Santa Fe New Mexican

Facebook: Users slow to report video of shooting

- By Kelvin Chan and Anick Jesdanun Associated Press

LONDON — Why did Facebook air live video of the New Zealand mosque shooting for 17 minutes? Didn’t anyone alert the company while it was happening?

Facebook says no. According to its deputy general counsel, Chris Sonderby, none of the 200 or so people who watched the live video flagged it to moderators. In a Tuesday blog post, Sonderby said the first user report didn’t come until 12 minutes after the broadcast ended.

All of which raises additional questions — among them, why so many people watched without saying anything, whether Facebook relies too much on outsiders and machines to report trouble, and whether users and law enforcemen­t officials even know how to reach Facebook with concerns about what they’re seeing on the service.

“When we see things through our phones, we imagine that they are like a television show,” said Siva Vaidhyanat­han, a professor of media studies at the University of Virginia. “They are at a distance, and we have no power.”

Facebook said it removed the video “within minutes” of being notified by New Zealand police. But since then, Facebook and other social media companies have had to contend with copies posted by others.

The shooting suspect carefully modeled his attack for an internet age as he livestream­ed the killing of 50 people at two mosques in Christchur­ch, New Zealand.

Tim Cigelske, who teaches about social media at Marquette University in Milwaukee, said that while viewers have the same moral obligation­s to help as a bystander does in the physical world, people don’t necessaril­y know what to do.

“It’s like calling 911 in an emergency,” he said. “We had to train people and make it easy for them. You have to train people in a new way if you see an emergency happening not in person but online.”

To report live video, a user must know to click on a small set of three gray dots on the right side of the post. A user who clicks on “report live video” gets a choice of objectiona­ble content types to select from, including violence, bullying and harassment. Users are also told to contact law enforcemen­t if someone is in immediate danger.

Facebook uses artificial intelligen­ce to detect objectiona­ble material while relying on the public to flag content that violates its standards. Those reports are then sent to human reviewers, the company said in a November video.
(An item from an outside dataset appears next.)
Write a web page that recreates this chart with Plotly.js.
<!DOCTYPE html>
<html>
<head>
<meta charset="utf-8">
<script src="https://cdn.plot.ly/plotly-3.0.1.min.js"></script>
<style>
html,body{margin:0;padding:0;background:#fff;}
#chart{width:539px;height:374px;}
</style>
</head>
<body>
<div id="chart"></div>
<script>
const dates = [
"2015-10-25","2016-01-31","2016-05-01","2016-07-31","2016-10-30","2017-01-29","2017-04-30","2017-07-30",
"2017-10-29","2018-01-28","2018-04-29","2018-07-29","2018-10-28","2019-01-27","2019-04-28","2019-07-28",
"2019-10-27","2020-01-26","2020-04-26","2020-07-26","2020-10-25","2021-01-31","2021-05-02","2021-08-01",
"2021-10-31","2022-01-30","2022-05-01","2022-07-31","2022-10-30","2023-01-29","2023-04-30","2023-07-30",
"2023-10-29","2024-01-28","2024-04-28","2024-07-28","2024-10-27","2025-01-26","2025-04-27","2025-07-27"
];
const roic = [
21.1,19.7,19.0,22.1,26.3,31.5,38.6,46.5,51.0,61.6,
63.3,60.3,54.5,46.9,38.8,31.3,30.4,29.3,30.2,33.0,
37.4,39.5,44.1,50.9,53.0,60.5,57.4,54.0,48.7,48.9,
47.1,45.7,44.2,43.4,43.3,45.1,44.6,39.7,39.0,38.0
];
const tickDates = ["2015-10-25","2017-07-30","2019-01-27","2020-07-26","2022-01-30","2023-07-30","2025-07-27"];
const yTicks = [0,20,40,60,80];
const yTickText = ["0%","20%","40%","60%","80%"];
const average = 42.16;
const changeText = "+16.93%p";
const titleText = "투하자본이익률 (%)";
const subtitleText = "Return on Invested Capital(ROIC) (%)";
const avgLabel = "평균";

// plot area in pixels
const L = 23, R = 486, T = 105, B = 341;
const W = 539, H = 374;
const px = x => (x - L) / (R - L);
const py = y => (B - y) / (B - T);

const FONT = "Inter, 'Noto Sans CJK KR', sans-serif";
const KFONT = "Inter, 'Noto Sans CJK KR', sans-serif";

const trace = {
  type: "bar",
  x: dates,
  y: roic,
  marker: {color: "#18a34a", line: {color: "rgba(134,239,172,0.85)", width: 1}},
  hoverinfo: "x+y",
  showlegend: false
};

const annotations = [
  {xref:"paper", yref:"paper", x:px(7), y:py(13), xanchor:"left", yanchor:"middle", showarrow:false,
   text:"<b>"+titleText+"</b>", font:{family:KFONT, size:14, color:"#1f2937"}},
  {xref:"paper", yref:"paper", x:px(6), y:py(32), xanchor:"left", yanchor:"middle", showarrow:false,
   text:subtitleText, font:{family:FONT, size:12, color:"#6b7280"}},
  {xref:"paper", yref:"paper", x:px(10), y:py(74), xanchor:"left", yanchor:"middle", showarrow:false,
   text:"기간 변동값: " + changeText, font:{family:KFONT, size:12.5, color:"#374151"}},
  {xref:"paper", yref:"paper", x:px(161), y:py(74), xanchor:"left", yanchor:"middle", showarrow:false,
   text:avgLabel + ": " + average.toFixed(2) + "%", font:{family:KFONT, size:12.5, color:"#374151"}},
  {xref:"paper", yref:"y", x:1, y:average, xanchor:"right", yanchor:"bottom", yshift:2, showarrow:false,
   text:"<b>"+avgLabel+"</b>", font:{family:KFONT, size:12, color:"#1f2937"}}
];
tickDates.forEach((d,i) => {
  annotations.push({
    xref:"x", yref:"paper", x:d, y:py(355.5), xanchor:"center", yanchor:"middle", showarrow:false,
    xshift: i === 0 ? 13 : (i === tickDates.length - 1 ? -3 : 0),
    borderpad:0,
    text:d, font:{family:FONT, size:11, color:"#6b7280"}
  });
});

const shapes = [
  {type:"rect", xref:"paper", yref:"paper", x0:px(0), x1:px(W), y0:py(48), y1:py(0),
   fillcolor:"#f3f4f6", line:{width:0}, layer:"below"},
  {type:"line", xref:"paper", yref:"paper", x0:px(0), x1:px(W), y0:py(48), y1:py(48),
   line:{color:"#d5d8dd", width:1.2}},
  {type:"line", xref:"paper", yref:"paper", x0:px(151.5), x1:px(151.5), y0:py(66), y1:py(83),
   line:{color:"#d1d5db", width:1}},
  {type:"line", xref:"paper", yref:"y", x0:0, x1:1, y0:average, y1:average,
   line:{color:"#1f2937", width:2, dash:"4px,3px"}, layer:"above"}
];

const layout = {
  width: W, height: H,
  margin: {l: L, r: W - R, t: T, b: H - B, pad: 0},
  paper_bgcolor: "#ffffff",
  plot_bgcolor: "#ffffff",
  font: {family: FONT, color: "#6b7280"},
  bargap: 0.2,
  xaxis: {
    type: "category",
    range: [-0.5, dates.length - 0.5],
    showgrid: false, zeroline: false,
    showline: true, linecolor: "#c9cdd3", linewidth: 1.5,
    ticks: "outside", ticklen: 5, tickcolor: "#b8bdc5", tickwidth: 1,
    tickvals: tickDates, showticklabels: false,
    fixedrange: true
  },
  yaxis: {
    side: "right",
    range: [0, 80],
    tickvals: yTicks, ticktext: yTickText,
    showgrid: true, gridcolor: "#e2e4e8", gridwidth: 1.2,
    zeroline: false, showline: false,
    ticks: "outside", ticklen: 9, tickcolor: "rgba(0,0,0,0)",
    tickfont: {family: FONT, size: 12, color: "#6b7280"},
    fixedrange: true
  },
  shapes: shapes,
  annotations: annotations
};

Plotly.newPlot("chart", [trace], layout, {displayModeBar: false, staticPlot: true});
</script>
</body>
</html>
The video also outlined how it uses “computer vision” to detect 97 percent of graphic violence before anyone reports it. However, it’s less clear how these systems apply to Facebook’s livestream­ing.

Experts say live video poses unique challenges, and complaints about livestream­ing suicides, murders and beatings regularly come up. Nonetheles­s, they say Facebook cannot deflect responsibi­lity.

“If they cannot handle the responsibi­lity, then it’s their fault for continuing to provide that service,” said Mary Anne Franks, a law professor at the University of Miami. She calls it “incredibly offensive and inappropri­ate” to pin responsibi­lity on users subjected to traumatic video.